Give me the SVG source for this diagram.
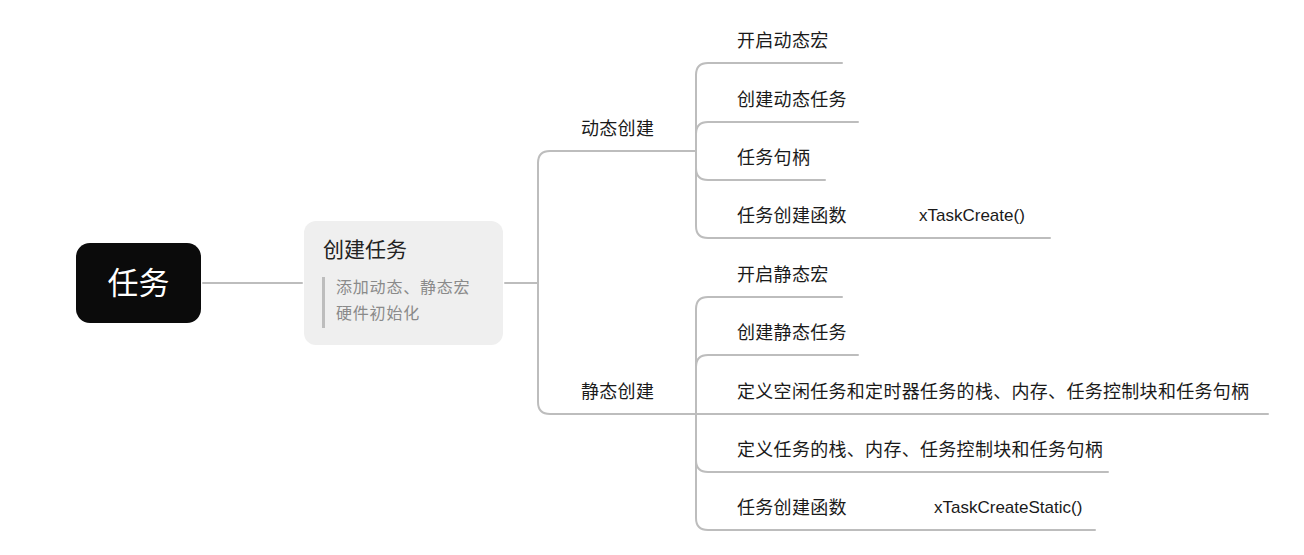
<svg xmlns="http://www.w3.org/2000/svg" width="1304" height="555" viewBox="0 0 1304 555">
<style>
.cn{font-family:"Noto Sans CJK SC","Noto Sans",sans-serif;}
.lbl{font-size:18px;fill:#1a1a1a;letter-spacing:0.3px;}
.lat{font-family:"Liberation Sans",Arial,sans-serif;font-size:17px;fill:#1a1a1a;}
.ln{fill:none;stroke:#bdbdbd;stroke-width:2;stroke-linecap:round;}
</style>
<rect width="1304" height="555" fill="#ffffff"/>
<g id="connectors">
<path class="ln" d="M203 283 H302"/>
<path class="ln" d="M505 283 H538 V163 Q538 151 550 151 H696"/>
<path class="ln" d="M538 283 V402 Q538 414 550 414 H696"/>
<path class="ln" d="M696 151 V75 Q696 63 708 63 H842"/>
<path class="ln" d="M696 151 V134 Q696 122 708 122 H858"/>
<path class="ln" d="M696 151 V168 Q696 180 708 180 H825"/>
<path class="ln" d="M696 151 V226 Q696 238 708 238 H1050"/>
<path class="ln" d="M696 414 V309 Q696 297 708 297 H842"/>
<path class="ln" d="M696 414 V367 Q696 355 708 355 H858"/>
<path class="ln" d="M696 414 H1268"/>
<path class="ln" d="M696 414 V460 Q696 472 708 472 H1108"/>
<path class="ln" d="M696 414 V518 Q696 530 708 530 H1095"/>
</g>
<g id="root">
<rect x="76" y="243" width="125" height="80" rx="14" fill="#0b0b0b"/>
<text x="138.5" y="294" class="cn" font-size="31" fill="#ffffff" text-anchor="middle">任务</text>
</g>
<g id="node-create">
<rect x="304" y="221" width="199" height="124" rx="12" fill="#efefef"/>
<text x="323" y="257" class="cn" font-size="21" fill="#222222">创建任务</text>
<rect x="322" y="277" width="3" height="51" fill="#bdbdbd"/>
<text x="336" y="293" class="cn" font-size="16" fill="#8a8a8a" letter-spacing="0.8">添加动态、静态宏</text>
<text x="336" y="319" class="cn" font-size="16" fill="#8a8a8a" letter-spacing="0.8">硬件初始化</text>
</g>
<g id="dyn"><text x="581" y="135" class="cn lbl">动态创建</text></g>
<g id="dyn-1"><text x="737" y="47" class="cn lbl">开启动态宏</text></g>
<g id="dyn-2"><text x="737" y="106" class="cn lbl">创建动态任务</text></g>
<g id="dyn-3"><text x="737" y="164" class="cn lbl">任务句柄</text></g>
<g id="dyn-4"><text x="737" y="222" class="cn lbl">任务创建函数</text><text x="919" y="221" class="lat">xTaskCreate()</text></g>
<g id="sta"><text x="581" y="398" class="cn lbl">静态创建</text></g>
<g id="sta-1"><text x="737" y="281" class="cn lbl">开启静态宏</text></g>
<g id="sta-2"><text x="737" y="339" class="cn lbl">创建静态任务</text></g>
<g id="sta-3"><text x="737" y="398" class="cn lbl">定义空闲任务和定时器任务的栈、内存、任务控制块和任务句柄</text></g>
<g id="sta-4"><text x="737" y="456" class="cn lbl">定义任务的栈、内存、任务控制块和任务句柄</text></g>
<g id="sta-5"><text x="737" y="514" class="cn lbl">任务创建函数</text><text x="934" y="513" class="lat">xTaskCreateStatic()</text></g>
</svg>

◇ ◇ ◇ ◇

▸ Your goal
Give an exact copy of the material, leaving out every picture.

▸ Output below
Give me the SVG source for this diagram.
<svg xmlns="http://www.w3.org/2000/svg" width="1304" height="555" viewBox="0 0 1304 555">
<style>
.cn{font-family:"Noto Sans CJK SC","Noto Sans",sans-serif;}
.lbl{font-size:18px;fill:#1a1a1a;letter-spacing:0.3px;}
.lat{font-family:"Liberation Sans",Arial,sans-serif;font-size:17px;fill:#1a1a1a;}
.ln{fill:none;stroke:#bdbdbd;stroke-width:2;stroke-linecap:round;}
</style>
<rect width="1304" height="555" fill="#ffffff"/>
<g id="connectors">
<path class="ln" d="M203 283 H302"/>
<path class="ln" d="M505 283 H538 V163 Q538 151 550 151 H696"/>
<path class="ln" d="M538 283 V402 Q538 414 550 414 H696"/>
<path class="ln" d="M696 151 V75 Q696 63 708 63 H842"/>
<path class="ln" d="M696 151 V134 Q696 122 708 122 H858"/>
<path class="ln" d="M696 151 V168 Q696 180 708 180 H825"/>
<path class="ln" d="M696 151 V226 Q696 238 708 238 H1050"/>
<path class="ln" d="M696 414 V309 Q696 297 708 297 H842"/>
<path class="ln" d="M696 414 V367 Q696 355 708 355 H858"/>
<path class="ln" d="M696 414 H1268"/>
<path class="ln" d="M696 414 V460 Q696 472 708 472 H1108"/>
<path class="ln" d="M696 414 V518 Q696 530 708 530 H1095"/>
</g>
<g id="root">
<rect x="76" y="243" width="125" height="80" rx="14" fill="#0b0b0b"/>
<text x="138.5" y="294" class="cn" font-size="31" fill="#ffffff" text-anchor="middle">任务</text>
</g>
<g id="node-create">
<rect x="304" y="221" width="199" height="124" rx="12" fill="#efefef"/>
<text x="323" y="257" class="cn" font-size="21" fill="#222222">创建任务</text>
<rect x="322" y="277" width="3" height="51" fill="#bdbdbd"/>
<text x="336" y="293" class="cn" font-size="16" fill="#8a8a8a" letter-spacing="0.8">添加动态、静态宏</text>
<text x="336" y="319" class="cn" font-size="16" fill="#8a8a8a" letter-spacing="0.8">硬件初始化</text>
</g>
<g id="dyn"><text x="581" y="135" class="cn lbl">动态创建</text></g>
<g id="dyn-1"><text x="737" y="47" class="cn lbl">开启动态宏</text></g>
<g id="dyn-2"><text x="737" y="106" class="cn lbl">创建动态任务</text></g>
<g id="dyn-3"><text x="737" y="164" class="cn lbl">任务句柄</text></g>
<g id="dyn-4"><text x="737" y="222" class="cn lbl">任务创建函数</text><text x="919" y="221" class="lat">xTaskCreate()</text></g>
<g id="sta"><text x="581" y="398" class="cn lbl">静态创建</text></g>
<g id="sta-1"><text x="737" y="281" class="cn lbl">开启静态宏</text></g>
<g id="sta-2"><text x="737" y="339" class="cn lbl">创建静态任务</text></g>
<g id="sta-3"><text x="737" y="398" class="cn lbl">定义空闲任务和定时器任务的栈、内存、任务控制块和任务句柄</text></g>
<g id="sta-4"><text x="737" y="456" class="cn lbl">定义任务的栈、内存、任务控制块和任务句柄</text></g>
<g id="sta-5"><text x="737" y="514" class="cn lbl">任务创建函数</text><text x="934" y="513" class="lat">xTaskCreateStatic()</text></g>
</svg>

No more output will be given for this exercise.